Periodontal disease has been seen as a risk factor for a host of systemic issues, including heart disease, kidney disease, and Alzheimer’s disease. A study from Taiwan suggests that it may be linked with pancreatic cancer as well.
Researchers identified 139,805 subjects with periodontal disease and 75,085 subjects without it in the National Health Insurance Research Database in Taiwan. Next, they performed Cox proportional hazards regression to compare the incidence of pancreatic cancer between the groups. The research showed a predominant positive association between periodontal disease and pancreatic cancer risk among subjects age 65 and older, though it was not observed among those younger than 65.

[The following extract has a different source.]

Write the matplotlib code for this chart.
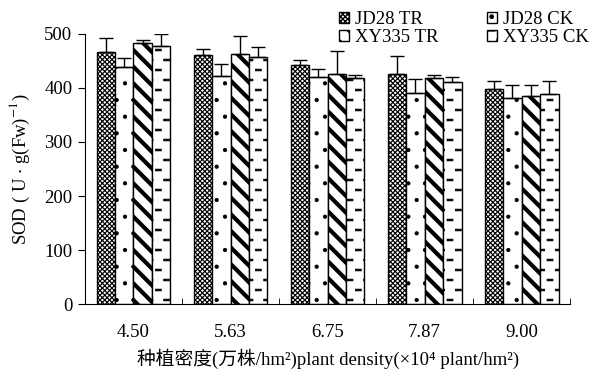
import numpy as np
import matplotlib
matplotlib.use('Agg')
import matplotlib.pyplot as plt
from matplotlib import hatch as mhatch
from matplotlib.path import Path

plt.rcParams['font.family'] = ['Liberation Serif', 'Noto Sans CJK SC', 'DejaVu Serif']
plt.rcParams['mathtext.fontset'] = 'stix'


# Short staggered dashes instead of full horizontal lines for the '-' hatch
class DashHatch(mhatch.HatchPatternBase):
    nx, ny = 6, 10      # dashes per hatch cell, across and up
    half_len, half_thk = 0.03, 0.009

    def __init__(self, hatch, density):
        self.on = hatch.count('-') > 0
        self.num_vertices = (self.nx + 2) * (self.ny + 1) * 5 if self.on else 0

    def set_vertices_and_codes(self, vertices, codes):
        parts = []
        for j in range(self.ny + 1):
            y = j / self.ny
            for i in range(-1, self.nx + 1):
                xc = (i + 0.5 * (j % 2)) / self.nx
                parts.append([[xc - self.half_len, y - self.half_thk],
                              [xc + self.half_len, y - self.half_thk],
                              [xc + self.half_len, y + self.half_thk],
                              [xc - self.half_len, y + self.half_thk],
                              [xc - self.half_len, y - self.half_thk]])
        vertices[:] = np.concatenate(parts)
        codes[:] = np.tile([Path.MOVETO, Path.LINETO, Path.LINETO,
                            Path.LINETO, Path.CLOSEPOLY], len(parts))


mhatch._hatch_types = [DashHatch if t is mhatch.HorizontalHatch else t
                       for t in mhatch._hatch_types]

# Data
densities = ['4.50', '5.63', '6.75', '7.87', '9.00']
series = ['JD28 TR', 'JD28 CK', 'XY335 TR', 'XY335 CK']
jd28_tr = [467, 461, 443, 425, 399]
jd28_tr_err = [25, 11, 9, 35, 13]
jd28_ck = [438, 422, 420, 390, 381]
jd28_ck_err = [17, 22, 16, 27, 25]
xy335_tr = [483, 463, 425, 418, 386]
xy335_tr_err = [5, 34, 43, 6, 20]
xy335_ck = [478, 457, 418, 411, 389]
xy335_ck_err = [21, 18, 6, 10, 23]

values = [jd28_tr, jd28_ck, xy335_tr, xy335_ck]
errors = [jd28_tr_err, jd28_ck_err, xy335_tr_err, xy335_ck_err]
hatches = ['xxxxxxx', '.', '\\\\', '-']
hatch_lw = [0.85, 0.6, 3.0, 0.5]

fig = plt.figure(figsize=(5.94, 3.69), dpi=100)
ax = fig.add_axes([0.143, 0.176, 0.817, 0.732])

x = np.arange(len(densities))
width = 0.19
handles = []
for i in range(4):
    pos = x + (i - 1.5) * width
    bars = ax.bar(pos, values[i], width, color='white', edgecolor='black',
                  linewidth=1, hatch=hatches[i], label=series[i])
    for b in bars:
        try:
            b.set_hatch_linewidth(hatch_lw[i])
        except AttributeError:
            pass
    handles.append(bars)
    ax.errorbar(pos, values[i], yerr=[np.zeros(5), errors[i]], fmt='none',
                ecolor='black', elinewidth=1, capsize=5, capthick=1)

ax.set_xlim(-0.5, 4.5)
ax.set_ylim(0, 500)
ax.set_yticks(range(0, 501, 100))
ax.set_xticks(x)
ax.set_xticklabels(densities)
ax.set_xticks(np.arange(-0.5, 4.6, 1), minor=True)
ax.tick_params(axis='x', which='major', length=0, pad=14, labelsize=13.5)
ax.tick_params(axis='x', which='minor', direction='in', length=4)
ax.tick_params(axis='y', direction='out', length=5, labelsize=13.5, pad=4)
ax.spines['top'].set_visible(False)
ax.spines['right'].set_visible(False)

ax.set_ylabel(r'SOD ( U $\cdot$ g(Fw)$^{-1}$)', fontsize=13.5, labelpad=9)
ax.set_xlabel('种植密度(万株/hm²)plant density(×10⁴ plant/hm²)', fontsize=13.5, labelpad=6)

# row-wise legend order: JD28 TR, JD28 CK / XY335 TR, XY335 CK
order = [0, 2, 1, 3]
fig.legend([handles[k] for k in order], [series[k] for k in order],
           loc='upper right', bbox_to_anchor=(1.01, 1.0), ncol=2, frameon=False,
           fontsize=13.5, handlelength=0.55, handleheight=0.55, handletextpad=0.3,
           columnspacing=2.6, labelspacing=0.05, borderaxespad=0.2)

fig.savefig('out.png', dpi=100)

Periodontal disease also proved to be a risk factor for pancreatic cancer independent of diabetes, hyperlipidemia, allergies, viral hepatitis, peptic ulcer, pancreatitis, chronic obstructive pulmonary disease (as a proxy for cigarette smoking), and alcoholic-related conditions (as a proxy for drinking alcohol). However, the underlying biological mechanisms behind the association require further investigation, researchers said.
The study, “Investigating the Association Between Periodontal Disease and Risk of Pancreatic Cancer,” was published by Pancreas: Journal of Neuroendocrine Tumors and Pancreatic Diseases and Sciences.